§ DATA EXTRACT
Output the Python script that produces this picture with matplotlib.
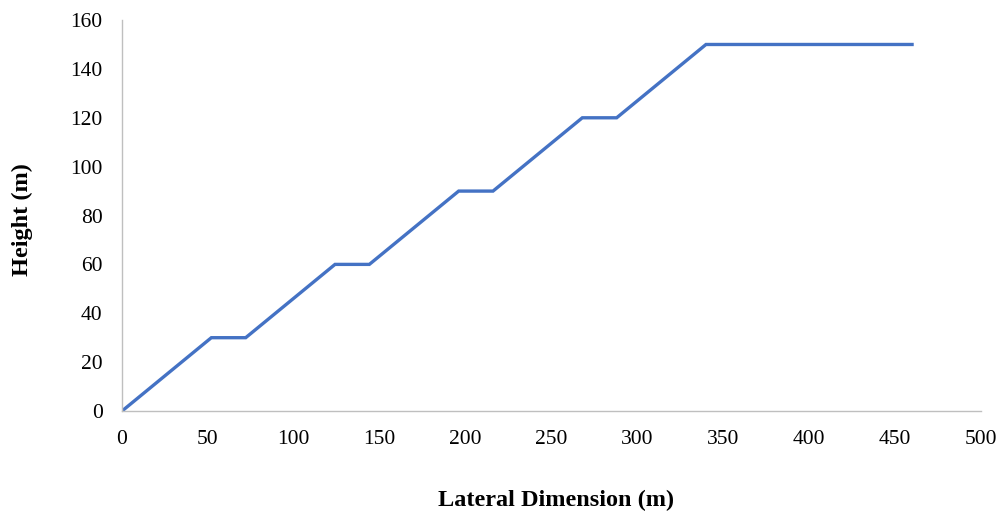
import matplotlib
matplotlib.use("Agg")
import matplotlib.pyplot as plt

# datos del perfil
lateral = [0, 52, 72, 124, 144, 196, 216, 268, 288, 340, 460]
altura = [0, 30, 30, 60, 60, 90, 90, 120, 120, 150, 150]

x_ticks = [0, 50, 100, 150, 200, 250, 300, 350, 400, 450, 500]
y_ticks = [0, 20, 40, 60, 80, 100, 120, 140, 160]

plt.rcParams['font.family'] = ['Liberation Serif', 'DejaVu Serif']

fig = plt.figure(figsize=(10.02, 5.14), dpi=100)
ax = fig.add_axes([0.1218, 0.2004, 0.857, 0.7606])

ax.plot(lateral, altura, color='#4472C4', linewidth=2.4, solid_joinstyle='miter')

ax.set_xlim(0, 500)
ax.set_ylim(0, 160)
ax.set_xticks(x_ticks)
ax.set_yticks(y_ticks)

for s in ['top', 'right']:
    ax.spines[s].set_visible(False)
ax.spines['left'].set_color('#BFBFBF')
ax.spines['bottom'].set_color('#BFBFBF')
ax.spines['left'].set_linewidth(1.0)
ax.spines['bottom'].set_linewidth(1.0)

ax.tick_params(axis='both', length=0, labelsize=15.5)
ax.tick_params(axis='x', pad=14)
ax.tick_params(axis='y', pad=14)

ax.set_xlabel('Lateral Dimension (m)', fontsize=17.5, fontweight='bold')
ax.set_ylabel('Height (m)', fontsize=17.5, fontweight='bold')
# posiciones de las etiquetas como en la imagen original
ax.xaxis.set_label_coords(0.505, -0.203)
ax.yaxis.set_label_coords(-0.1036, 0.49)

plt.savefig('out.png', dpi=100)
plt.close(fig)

§ GIVEN REQUEST
Pictures are excluded; copy all other data exactly as shown.

§ SOLUTION FOR THIS PROBLEM
Output the Python script that produces this picture with matplotlib.
import matplotlib
matplotlib.use("Agg")
import matplotlib.pyplot as plt

# datos del perfil
lateral = [0, 52, 72, 124, 144, 196, 216, 268, 288, 340, 460]
altura = [0, 30, 30, 60, 60, 90, 90, 120, 120, 150, 150]

x_ticks = [0, 50, 100, 150, 200, 250, 300, 350, 400, 450, 500]
y_ticks = [0, 20, 40, 60, 80, 100, 120, 140, 160]

plt.rcParams['font.family'] = ['Liberation Serif', 'DejaVu Serif']

fig = plt.figure(figsize=(10.02, 5.14), dpi=100)
ax = fig.add_axes([0.1218, 0.2004, 0.857, 0.7606])

ax.plot(lateral, altura, color='#4472C4', linewidth=2.4, solid_joinstyle='miter')

ax.set_xlim(0, 500)
ax.set_ylim(0, 160)
ax.set_xticks(x_ticks)
ax.set_yticks(y_ticks)

for s in ['top', 'right']:
    ax.spines[s].set_visible(False)
ax.spines['left'].set_color('#BFBFBF')
ax.spines['bottom'].set_color('#BFBFBF')
ax.spines['left'].set_linewidth(1.0)
ax.spines['bottom'].set_linewidth(1.0)

ax.tick_params(axis='both', length=0, labelsize=15.5)
ax.tick_params(axis='x', pad=14)
ax.tick_params(axis='y', pad=14)

ax.set_xlabel('Lateral Dimension (m)', fontsize=17.5, fontweight='bold')
ax.set_ylabel('Height (m)', fontsize=17.5, fontweight='bold')
# posiciones de las etiquetas como en la imagen original
ax.xaxis.set_label_coords(0.505, -0.203)
ax.yaxis.set_label_coords(-0.1036, 0.49)

plt.savefig('out.png', dpi=100)
plt.close(fig)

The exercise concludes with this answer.